▶ **WRITTEN PROBLEM**
Your job is to retype all of the data word for word, leaving every image out.

◇ ◇ ◇ ◇

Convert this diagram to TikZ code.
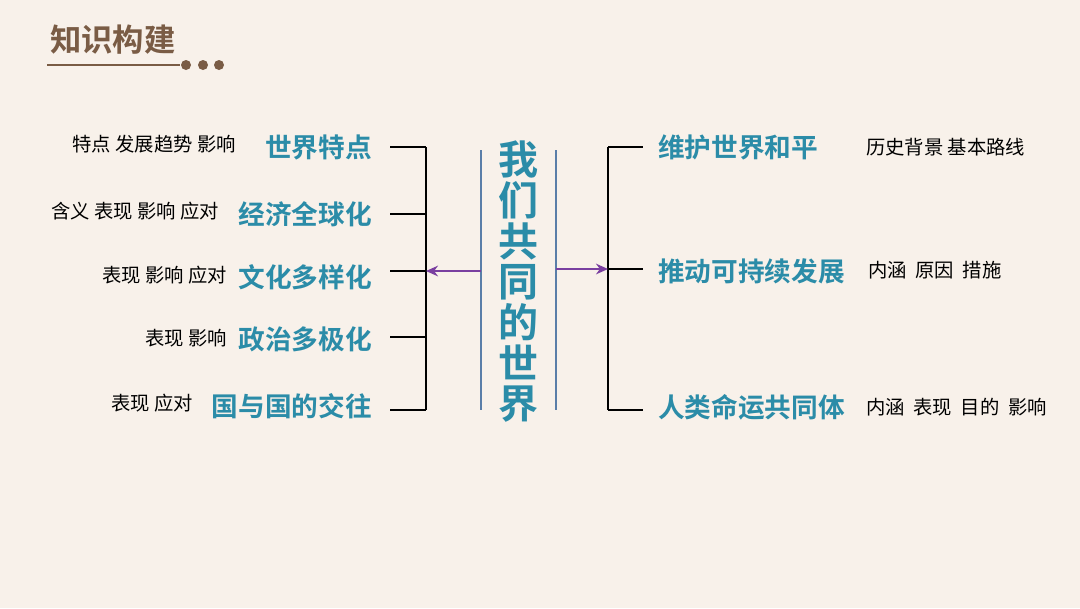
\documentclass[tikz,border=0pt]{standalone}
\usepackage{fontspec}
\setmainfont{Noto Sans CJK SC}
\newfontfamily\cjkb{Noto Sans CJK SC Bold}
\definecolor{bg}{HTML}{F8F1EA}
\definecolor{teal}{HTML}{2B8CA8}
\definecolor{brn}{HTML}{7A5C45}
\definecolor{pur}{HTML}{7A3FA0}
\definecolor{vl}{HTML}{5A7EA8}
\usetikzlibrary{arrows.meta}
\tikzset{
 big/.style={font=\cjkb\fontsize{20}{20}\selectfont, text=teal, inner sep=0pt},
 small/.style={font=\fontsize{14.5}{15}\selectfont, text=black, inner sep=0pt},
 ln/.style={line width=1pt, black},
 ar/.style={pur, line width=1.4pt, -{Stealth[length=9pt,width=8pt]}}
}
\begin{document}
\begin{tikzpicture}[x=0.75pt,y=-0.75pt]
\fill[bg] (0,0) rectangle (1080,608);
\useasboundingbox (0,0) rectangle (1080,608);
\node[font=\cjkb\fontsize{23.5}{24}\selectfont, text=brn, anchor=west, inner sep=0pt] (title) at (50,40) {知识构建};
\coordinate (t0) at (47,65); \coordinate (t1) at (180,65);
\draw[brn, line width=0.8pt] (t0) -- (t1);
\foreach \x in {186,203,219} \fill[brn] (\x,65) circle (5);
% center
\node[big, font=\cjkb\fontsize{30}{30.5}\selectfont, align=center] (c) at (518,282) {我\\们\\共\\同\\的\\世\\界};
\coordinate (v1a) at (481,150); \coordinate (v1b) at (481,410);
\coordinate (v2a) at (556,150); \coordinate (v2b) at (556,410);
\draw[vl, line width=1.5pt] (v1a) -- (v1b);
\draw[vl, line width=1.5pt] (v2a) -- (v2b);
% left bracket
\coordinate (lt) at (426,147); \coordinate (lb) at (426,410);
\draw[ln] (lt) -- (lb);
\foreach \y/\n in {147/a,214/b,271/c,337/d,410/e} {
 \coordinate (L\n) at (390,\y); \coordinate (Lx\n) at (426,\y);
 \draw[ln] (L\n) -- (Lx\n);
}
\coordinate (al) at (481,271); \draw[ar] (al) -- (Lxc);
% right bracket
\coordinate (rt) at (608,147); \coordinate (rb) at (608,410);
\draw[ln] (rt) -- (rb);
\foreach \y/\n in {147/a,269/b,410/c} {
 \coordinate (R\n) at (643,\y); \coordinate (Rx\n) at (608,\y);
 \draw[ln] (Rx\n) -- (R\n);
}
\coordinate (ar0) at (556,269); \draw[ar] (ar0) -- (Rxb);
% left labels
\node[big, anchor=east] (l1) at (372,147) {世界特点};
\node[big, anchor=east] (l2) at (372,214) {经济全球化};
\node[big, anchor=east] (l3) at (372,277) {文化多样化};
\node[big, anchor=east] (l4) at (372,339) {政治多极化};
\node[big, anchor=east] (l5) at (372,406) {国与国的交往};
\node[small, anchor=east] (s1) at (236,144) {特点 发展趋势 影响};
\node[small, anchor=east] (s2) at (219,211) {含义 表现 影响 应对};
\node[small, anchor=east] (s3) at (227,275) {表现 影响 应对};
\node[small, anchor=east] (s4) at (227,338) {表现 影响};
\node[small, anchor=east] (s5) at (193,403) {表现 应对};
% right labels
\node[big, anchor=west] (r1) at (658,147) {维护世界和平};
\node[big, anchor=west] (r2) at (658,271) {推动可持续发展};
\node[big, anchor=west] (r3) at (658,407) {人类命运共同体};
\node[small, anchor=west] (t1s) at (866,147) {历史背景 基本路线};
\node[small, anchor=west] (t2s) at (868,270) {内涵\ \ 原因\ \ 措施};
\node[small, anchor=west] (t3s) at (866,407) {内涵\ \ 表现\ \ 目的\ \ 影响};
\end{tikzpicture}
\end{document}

◇ ◇ ◇ ◇

▶ **EXERCISE OUTPUT**
Convert this diagram to TikZ code.
\documentclass[tikz,border=0pt]{standalone}
\usepackage{fontspec}
\setmainfont{Noto Sans CJK SC}
\newfontfamily\cjkb{Noto Sans CJK SC Bold}
\definecolor{bg}{HTML}{F8F1EA}
\definecolor{teal}{HTML}{2B8CA8}
\definecolor{brn}{HTML}{7A5C45}
\definecolor{pur}{HTML}{7A3FA0}
\definecolor{vl}{HTML}{5A7EA8}
\usetikzlibrary{arrows.meta}
\tikzset{
 big/.style={font=\cjkb\fontsize{20}{20}\selectfont, text=teal, inner sep=0pt},
 small/.style={font=\fontsize{14.5}{15}\selectfont, text=black, inner sep=0pt},
 ln/.style={line width=1pt, black},
 ar/.style={pur, line width=1.4pt, -{Stealth[length=9pt,width=8pt]}}
}
\begin{document}
\begin{tikzpicture}[x=0.75pt,y=-0.75pt]
\fill[bg] (0,0) rectangle (1080,608);
\useasboundingbox (0,0) rectangle (1080,608);
\node[font=\cjkb\fontsize{23.5}{24}\selectfont, text=brn, anchor=west, inner sep=0pt] (title) at (50,40) {知识构建};
\coordinate (t0) at (47,65); \coordinate (t1) at (180,65);
\draw[brn, line width=0.8pt] (t0) -- (t1);
\foreach \x in {186,203,219} \fill[brn] (\x,65) circle (5);
% center
\node[big, font=\cjkb\fontsize{30}{30.5}\selectfont, align=center] (c) at (518,282) {我\\们\\共\\同\\的\\世\\界};
\coordinate (v1a) at (481,150); \coordinate (v1b) at (481,410);
\coordinate (v2a) at (556,150); \coordinate (v2b) at (556,410);
\draw[vl, line width=1.5pt] (v1a) -- (v1b);
\draw[vl, line width=1.5pt] (v2a) -- (v2b);
% left bracket
\coordinate (lt) at (426,147); \coordinate (lb) at (426,410);
\draw[ln] (lt) -- (lb);
\foreach \y/\n in {147/a,214/b,271/c,337/d,410/e} {
 \coordinate (L\n) at (390,\y); \coordinate (Lx\n) at (426,\y);
 \draw[ln] (L\n) -- (Lx\n);
}
\coordinate (al) at (481,271); \draw[ar] (al) -- (Lxc);
% right bracket
\coordinate (rt) at (608,147); \coordinate (rb) at (608,410);
\draw[ln] (rt) -- (rb);
\foreach \y/\n in {147/a,269/b,410/c} {
 \coordinate (R\n) at (643,\y); \coordinate (Rx\n) at (608,\y);
 \draw[ln] (Rx\n) -- (R\n);
}
\coordinate (ar0) at (556,269); \draw[ar] (ar0) -- (Rxb);
% left labels
\node[big, anchor=east] (l1) at (372,147) {世界特点};
\node[big, anchor=east] (l2) at (372,214) {经济全球化};
\node[big, anchor=east] (l3) at (372,277) {文化多样化};
\node[big, anchor=east] (l4) at (372,339) {政治多极化};
\node[big, anchor=east] (l5) at (372,406) {国与国的交往};
\node[small, anchor=east] (s1) at (236,144) {特点 发展趋势 影响};
\node[small, anchor=east] (s2) at (219,211) {含义 表现 影响 应对};
\node[small, anchor=east] (s3) at (227,275) {表现 影响 应对};
\node[small, anchor=east] (s4) at (227,338) {表现 影响};
\node[small, anchor=east] (s5) at (193,403) {表现 应对};
% right labels
\node[big, anchor=west] (r1) at (658,147) {维护世界和平};
\node[big, anchor=west] (r2) at (658,271) {推动可持续发展};
\node[big, anchor=west] (r3) at (658,407) {人类命运共同体};
\node[small, anchor=west] (t1s) at (866,147) {历史背景 基本路线};
\node[small, anchor=west] (t2s) at (868,270) {内涵\ \ 原因\ \ 措施};
\node[small, anchor=west] (t3s) at (866,407) {内涵\ \ 表现\ \ 目的\ \ 影响};
\end{tikzpicture}
\end{document}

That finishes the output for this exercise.